9. İnsanların yaşadığımız dönemin önemini fark etmeleri için acilen neye ihtiyaçları var?

9 Günümüzde birçok insan ciddi sorunların ve sarsıcı olayların her gün yaşandığını görüyor ve yaşamlarının gidişatı onları memnun etmeyebiliyor. Ancak dünya olaylarının gerçek anlamını biliyorlar mı? ‘Ortamın sonunda’ yaşadığımızın farkındalar mı? (Matta 24:3). Bencillik, şiddet, hatta Tanrı’nın sevmediği kötü özelliklerin yaygınlaşmasının, “son günlerde” yaşadığımızı gösteren birer işaret olduğunu fark ediyorlar mı? (2. Timoteos 3:1-5). İnsanların acilen tüm bunların önemini fark etmeleri ve yaşamlarının ne yöne gittiğini gözden geçirmek için uyandırılmaları gerek.

10. Uyanık kaldığımızdan emin olmak için ne yapmalıyız?

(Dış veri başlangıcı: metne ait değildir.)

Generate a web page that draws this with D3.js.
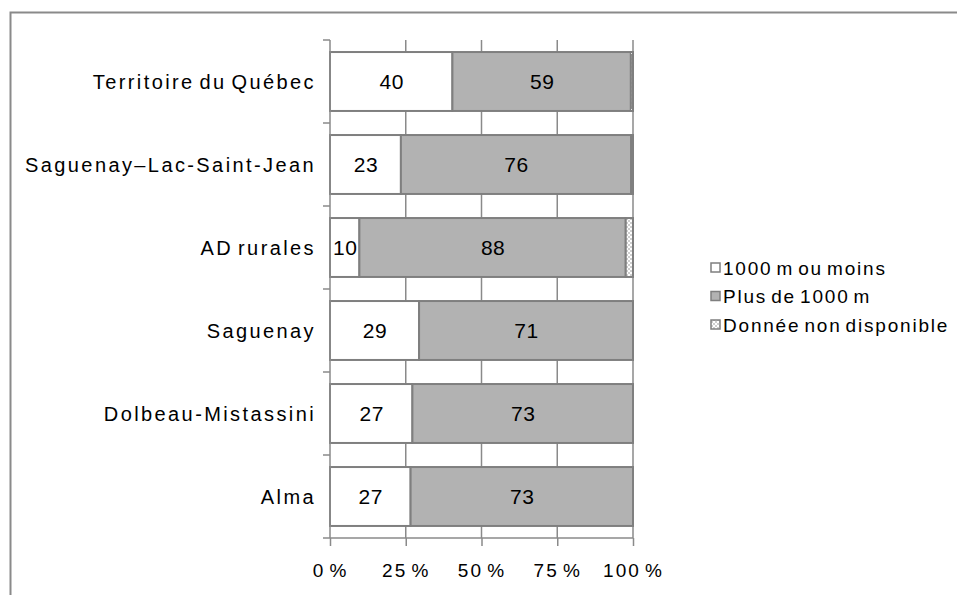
<!DOCTYPE html>
<html><head><meta charset="utf-8">
<script src="https://cdn.jsdelivr.net/npm/d3@7"></script>
<style>body{margin:0;background:#fff}svg{display:block}</style>
</head><body>
<svg id="c" width="957" height="595"></svg>
<script>
const categories = ["Territoire du Québec","Saguenay–Lac-Saint-Jean","AD rurales","Saguenay","Dolbeau-Mistassini","Alma"];
const seriesNames = ["1000 m ou moins","Plus de 1000 m","Donnée non disponible"];
const near = [40.4, 23.4, 9.7, 29.4, 27.2, 26.6];
const far = [58.9, 76.0, 87.9, 70.6, 72.8, 73.4];
const nd = [0.7, 0.6, 2.4, 0, 0, 0];
const tickValues = [0, 25, 50, 75, 100];

const svg = d3.select("#c");
const font = "Arial, 'Liberation Sans', sans-serif";
const defs = svg.append("defs");
const pat = defs.append("pattern").attr("id","chk").attr("width",4).attr("height",4).attr("patternUnits","userSpaceOnUse");
pat.append("rect").attr("width",4).attr("height",4).attr("fill","#fff");
pat.append("rect").attr("width",2).attr("height",2).attr("fill","#cfcfcf");
pat.append("rect").attr("x",2).attr("y",2).attr("width",2).attr("height",2).attr("fill","#cfcfcf");

// outer frame
svg.append("rect").attr("x",10.5).attr("y",12.5).attr("width",1000).attr("height",700)
  .attr("fill","none").attr("stroke","#8a8a8a").attr("stroke-width",2);

const x = d3.scaleLinear().domain([0,100]).range([330,633]);
const y = d3.scaleBand().domain(categories).range([40,538]).paddingInner(0.29).paddingOuter(0.145);
const gridCol = "#8a8a8a";

// gridlines
svg.append("g").selectAll("line").data(tickValues.slice(1)).join("line")
  .attr("x1",d=>x(d)).attr("x2",d=>x(d)).attr("y1",40).attr("y2",538)
  .attr("stroke",gridCol).attr("stroke-width",1.5);

const fills = ["#ffffff","#b2b2b2","url(#chk)"];
const vals = [near, far, nd];
const rows = categories.map((c,i)=>{
  let acc = 0;
  return vals.map((v,k)=>{ const s = {cat:c, k, x0:acc, x1:acc+v[i], v:v[i]}; acc += v[i]; return s; });
});
const segs = rows.flat().filter(s=>s.v>0);
svg.append("g").selectAll("rect").data(segs).join("rect")
  .attr("x",d=>x(d.x0)).attr("width",d=>x(d.x1)-x(d.x0))
  .attr("y",d=>y(d.cat)).attr("height",y.bandwidth())
  .attr("fill",d=>fills[d.k]).attr("stroke","#7f7f7f").attr("stroke-width",2);

svg.append("g").selectAll("text").data(segs.filter(s=>s.k<2)).join("text")
  .attr("x",d=>(x(d.x0)+x(d.x1))/2 + 0.5).attr("y",d=>y(d.cat)+y.bandwidth()/2)
  .attr("dy","0.36em").attr("text-anchor","middle")
  .attr("font-family",font).attr("font-size",21).attr("letter-spacing",0.5).attr("fill","#000")
  .text(d=>Math.round(d.v));

// y axis
const yAxis = svg.append("g");
yAxis.append("line").attr("x1",330).attr("x2",330).attr("y1",40).attr("y2",538).attr("stroke",gridCol).attr("stroke-width",1.5);
const half = y.step()*y.paddingInner()/2;
yAxis.selectAll("line.t").data(categories).join("line").attr("class","t")
  .attr("x1",323).attr("x2",330).attr("y1",d=>y(d)-half).attr("y2",d=>y(d)-half)
  .attr("stroke",gridCol).attr("stroke-width",1.5);
yAxis.selectAll("text").data(categories).join("text")
  .attr("x",316).attr("y",d=>y(d)+y.bandwidth()/2).attr("dy","0.36em").attr("text-anchor","end")
  .attr("font-family",font).attr("font-size",20).attr("letter-spacing",2.4).attr("word-spacing",-3).attr("fill","#000")
  .text(d=>d);

// x axis
const xAxis = d3.axisBottom(x).tickValues(tickValues).tickSize(8).tickSizeOuter(0).tickFormat(d=>d+" %");
const gx = svg.append("g").attr("transform","translate(0,538)").call(xAxis);
gx.select(".domain").remove();
gx.append("line").attr("x1",323).attr("x2",633).attr("stroke",gridCol).attr("stroke-width",1.5);
gx.selectAll(".tick line").attr("stroke",gridCol).attr("stroke-width",1.5);
gx.selectAll(".tick text").attr("y",32).attr("dy","0.36em").attr("font-family",font).attr("font-size",19)
  .attr("letter-spacing",2).attr("word-spacing",-3).attr("fill","#000");

// legend
const lg = svg.append("g").selectAll("g").data(seriesNames).join("g")
  .attr("transform",(d,i)=>`translate(711,${268 + i*28.5})`);
lg.append("rect").attr("x",0).attr("y",-5).attr("width",9).attr("height",9)
  .attr("fill",(d,i)=>fills[i]).attr("stroke","#7f7f7f").attr("stroke-width",1.5);
lg.append("text").attr("x",12).attr("y",0).attr("dy","0.36em")
  .attr("font-family",font).attr("font-size",19).attr("letter-spacing",1.8).attr("word-spacing",-3).attr("fill","#000")
  .text(d=>d);
</script>
</body></html>
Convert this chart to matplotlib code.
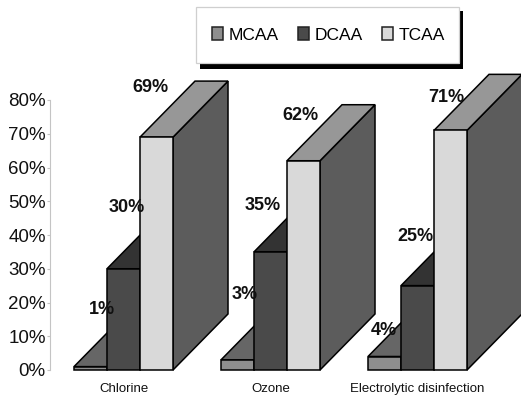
import matplotlib
matplotlib.use("Agg")
import matplotlib.pyplot as plt
from matplotlib.patches import Patch, Polygon, Rectangle

plt.rcParams['font.family'] = ['Liberation Sans', 'DejaVu Sans']

# ----- Data -----
categories = ["Chlorine", "Ozone", "Electrolytic disinfection"]
series_names = ["MCAA", "DCAA", "TCAA"]
mcaa = [1, 3, 4]
dcaa = [30, 35, 25]
tcaa = [69, 62, 71]
yticks = [0, 10, 20, 30, 40, 50, 60, 70, 80]

# ----- Style: front, top, side -----
colors = {"MCAA": ("#8e8e8e", "#666666", "#555555"),
          "DCAA": ("#4a4a4a", "#333333", "#333333"),
          "TCAA": ("#d9d9d9", "#979797", "#5c5c5c")}

W, H = 521, 398
fig = plt.figure(figsize=(W / 100, H / 100), dpi=100, facecolor="white")
ax = fig.add_axes([50 / W, (H - 370) / H, 471 / W, 270 / H])
ax.set_xlim(-0.5, 2.704)
ax.set_ylim(0, 80)

bar_w = 33 / 147
dx = 55 / 147   # depth of the 3d box, x units
dy = 16.6       # depth of the 3d box, y units


def box(x0, val, cols):
    x1 = x0 + bar_w
    side = [(x1, 0), (x1 + dx, dy), (x1 + dx, val + dy), (x1, val)]
    top = [(x0, val), (x0 + dx, val + dy), (x1 + dx, val + dy), (x1, val)]
    front = [(x0, 0), (x1, 0), (x1, val), (x0, val)]
    for pts, c in zip((side, top, front), (cols[2], cols[1], cols[0])):
        ax.add_patch(Polygon(pts, closed=True, facecolor=c, edgecolor="black",
                             linewidth=1.1, joinstyle="miter", clip_on=False))


all_series = [mcaa, dcaa, tcaa]
# hand placed data labels, pixels from the front top of each bar
label_off = {"MCAA": [(11, 57), (7, 65), (-1, 26)],
             "DCAA": [(3, 61), (-8, 46), (-2, 49)],
             "TCAA": [(-6, 50), (-3, 45), (-4, 33)]}

for i in range(len(categories)):
    for j, name in enumerate(series_names):
        x0 = i - 1.5 * bar_w + j * bar_w
        val = all_series[j][i]
        box(x0, val, colors[name])
        ax.annotate(f"{val}%", (x0 + bar_w / 2, val), xycoords="data",
                    xytext=label_off[name][i], textcoords="offset pixels",
                    ha="center", va="center", fontsize=13, fontweight="bold",
                    color="#111111", zorder=10, annotation_clip=False)

for s in ("top", "right", "bottom"):
    ax.spines[s].set_visible(False)
ax.spines["left"].set_color("#c4c4c4")
ax.spines["left"].set_linewidth(0.8)
ax.set_yticks(yticks)
ax.set_yticklabels([f"{v}%" for v in yticks], fontsize=13.5, color="#111111")
ax.tick_params(axis="y", length=2, width=0.8, color="#c4c4c4", pad=1)
ax.set_xticks(range(len(categories)))
ax.set_xticklabels(categories, fontsize=9.5, color="#111111")
ax.tick_params(axis="x", length=0, pad=9.5)

# legend frame and its hard shadow
fig.add_artist(Rectangle((200 / W, (H - 69) / H), 263 / W, 58 / H, transform=fig.transFigure,
                         facecolor="black", edgecolor="none", zorder=3))
fig.add_artist(Rectangle((196 / W, (H - 63) / H), 263 / W, 56 / H, transform=fig.transFigure,
                         facecolor="white", edgecolor="#cfcfcf", linewidth=0.9, zorder=4))

handles = [Patch(facecolor=colors[n][0], edgecolor="#222222", linewidth=1.1, label=n)
           for n in series_names]
fig.legend(handles=handles, ncol=3, loc="center", mode="expand",
           bbox_to_anchor=(212 / W, (H - 51) / H, 233 / W, 32 / H),
           fontsize=12.5, frameon=False, borderaxespad=0, borderpad=0,
           handlelength=0.62, handleheight=0.8, handletextpad=0.35)

fig.savefig("out.png", dpi=100)
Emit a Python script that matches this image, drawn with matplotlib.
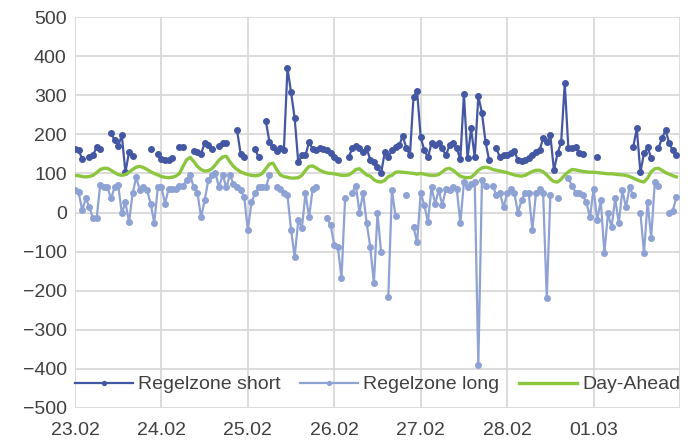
import numpy as np
import pandas as pd
import matplotlib
matplotlib.use("Agg")
import matplotlib.pyplot as plt

plt.rcParams['font.family'] = ['Liberation Sans', 'DejaVu Sans']

# Stundenwerte 23.02 - 01.03 (7 Tage x 24 h), None = kein Wert
day_labels = ['23.02', '24.02', '25.02', '26.02', '27.02', '28.02', '01.03']

regelzone_short = [
    162, 160, 136, None, 141, 146, 167, 162, None, None, 203, 185, 170, 198, 103, 154, 144, None, None, None, None, 162, None, 149,
    136, 134, 134, 139, None, 167, 167, None, None, 157, 155, 150, 177, 172, 162, None, 170, 177, 177, None, None, 210, 150, 142,
    None, None, 162, 141, None, 234, 180, 167, 157, 164, 159, 369, 307, 241, 128, 146, 146, 180, 162, 160, 164, 163, 159, 151,
    141, 134, None, None, 142, 164, 170, 164, 154, 164, 134, 128, 116, 100, 154, 141, 160, 168, 172, 195, 166, 146, 296, 310,
    192, 159, 141, 177, 172, 177, 164, 146, 172, 177, 164, 136, 303, 139, 215, 141, 297, 255, 180, 134, None, 164, 141, 146,
    146, 151, 157, 134, 131, 134, 139, 146, 154, 159, 190, 180, 197, 108, 151, 180, 330, 164, 164, 167, 151, 149, None, None,
    None, 141, None, None, None, None, None, None, None, None, None, 167, 215, 103, 151, 167, 139, None, 164, 190, 210, 177, 159, 146,
]

regelzone_long = [
    57, 52, 6, 36, 13, -15, -15, 70, 64, 64, 36, 64, 70, -2, 26, -25, 49, 90, 57, 64, 57, 23, -27, 64,
    64, 23, 61, 61, 61, 69, 69, 82, 95, 64, 51, -12, 31, 82, 97, 100, 64, 97, 64, 95, 74, 64, 57, 39,
    -45, 26, 49, 64, 64, 64, 95, None, 64, 61, 49, 44, -45, -113, -20, -40, 49, -12, 61, 64, None, None, -15, -33,
    -84, -89, -168, 36, None, 51, 69, 0, 49, -27, -89, -181, -2, -102, None, -216, 57, -9, None, None, 44, None, -38, -76,
    49, 19, -25, 64, 23, 57, 19, 61, 57, 64, 61, -27, 77, 64, 74, 77, -390, 82, 69, None, 69, 44, 51, 13,
    49, 61, 49, 0, 31, 51, 49, -45, 49, 61, 49, -219, 44, None, 36, None, None, 87, 69, 51, 49, 44, 26, -12,
    61, -20, 31, -104, -2, -38, 36, -27, 57, 13, 64, 44, None, 0, -104, 26, -64, 77, 69, None, None, -2, 5, 39,
]

day_ahead = [
    95, 94, 92, 91, 92, 95, 102, 110, 113, 113, 108, 102, 97, 95, 97, 103, 110, 116, 118, 115, 110, 104, 100, 96,
    92, 90, 89, 90, 93, 100, 118, 135, 141, 130, 118, 110, 106, 107, 112, 122, 134, 142, 144, 130, 118, 110, 104, 100,
    97, 95, 94, 95, 100, 112, 124, 126, 110, 96, 92, 90, 88, 88, 89, 95, 108, 118, 119, 114, 108, 104, 101, 100,
    99, 97, 95, 95, 96, 102, 110, 112, 104, 96, 93, 84, 79, 78, 82, 92, 95, 103, 104, 103, 102, 101, 100, 98,
    100, 98, 96, 95, 95, 97, 104, 111, 113, 108, 100, 93, 90, 89, 90, 98, 108, 114, 116, 114, 110, 108, 106, 104,
    102, 99, 96, 94, 93, 95, 100, 105, 108, 108, 104, 96, 86, 79, 78, 85, 96, 104, 110, 109, 107, 105, 104, 103,
    103, 102, 101, 100, 99, 99, 98, 97, 96, 95, 92, 88, 84, 80, 78, 88, 104, 112, 113, 108, 102, 98, 94, 91,
]

df = pd.DataFrame({
    'Regelzone short': np.array(regelzone_short, dtype=float),
    'Regelzone long': np.array(regelzone_long, dtype=float),
    'Day-Ahead': np.array(day_ahead, dtype=float),
})
hours = np.arange(len(df))

fig = plt.figure(figsize=(6.96, 4.47), dpi=100)
ax = fig.add_axes([75 / 696, 39 / 447, 605 / 696, 391 / 447])

ax.plot(hours, df['Regelzone short'], color='#4457a3', lw=1.6, marker='o', ms=4,
        label='Regelzone short')
ax.plot(hours, df['Regelzone long'], color='#8fa2d4', lw=1.6, marker='o', ms=4,
        label='Regelzone long')
ax.plot(hours, df['Day-Ahead'], color='#8cc63f', lw=2.4, label='Day-Ahead')

# Achsen
ax.set_xlim(0, 168)
ax.set_ylim(-500, 500)
ax.set_yticks(range(-500, 501, 100))
ax.set_xticks(range(0, 169, 24))
ax.set_xticklabels(day_labels + [''])
ax.grid(True, color='#d9d9d9', lw=1.3)
ax.set_axisbelow(True)
for s in ax.spines.values():
    s.set_visible(False)
ax.tick_params(length=0, labelsize=14, colors='#404040')
ax.tick_params(axis='y', pad=6)
ax.tick_params(axis='x', pad=10)

ax.legend(loc='center', bbox_to_anchor=(0.5, 0.06), ncol=3, frameon=False,
          fontsize=14, handlelength=3.0, handletextpad=0.25, columnspacing=1.0,
          markerscale=0.7, labelcolor='#404040')

plt.savefig('out.png', dpi=100)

10 Ya biz ne durumdayız? Her gün işimiz, sağlığımız, ailemiz ve tapınmamızla ilgili kararlar vermek zorunda kalıyoruz. Mukaddes Kitabın ne dediğini biliyor ve onu uygulamaya çalışıyoruz. Dolayısıyla kendimize şöyle sormalıyız: ‘Yaşam kaygılarının beni ruhi hedeflerimden uzaklaştırmasına izin veriyor muyum? Dünyanın felsefelerinin, yani düşünce tarzının seçimlerimi etkilemesine izin veriyor muyum?’ (Luka 21:34-36; Koloseliler 2:8). Yehova’ya tüm yüreğimizle güvendiğimizi ve kendi anlayışımıza dayanmadığımızı göstermeye devam etmeliyiz (Süleyman’ın Meselleri 3:5). Böylece “gerçek yaşama,” yani Tanrı’nın yeni dünyasındaki sonsuz yaşama ‘sımsıkı bağlanacağız’ (1. Timoteos 6:12, 19).

11-13. (a) Nuh’un zamanından neler öğrenebiliriz? (b) Lût’un zamanından neler öğrenebiliriz?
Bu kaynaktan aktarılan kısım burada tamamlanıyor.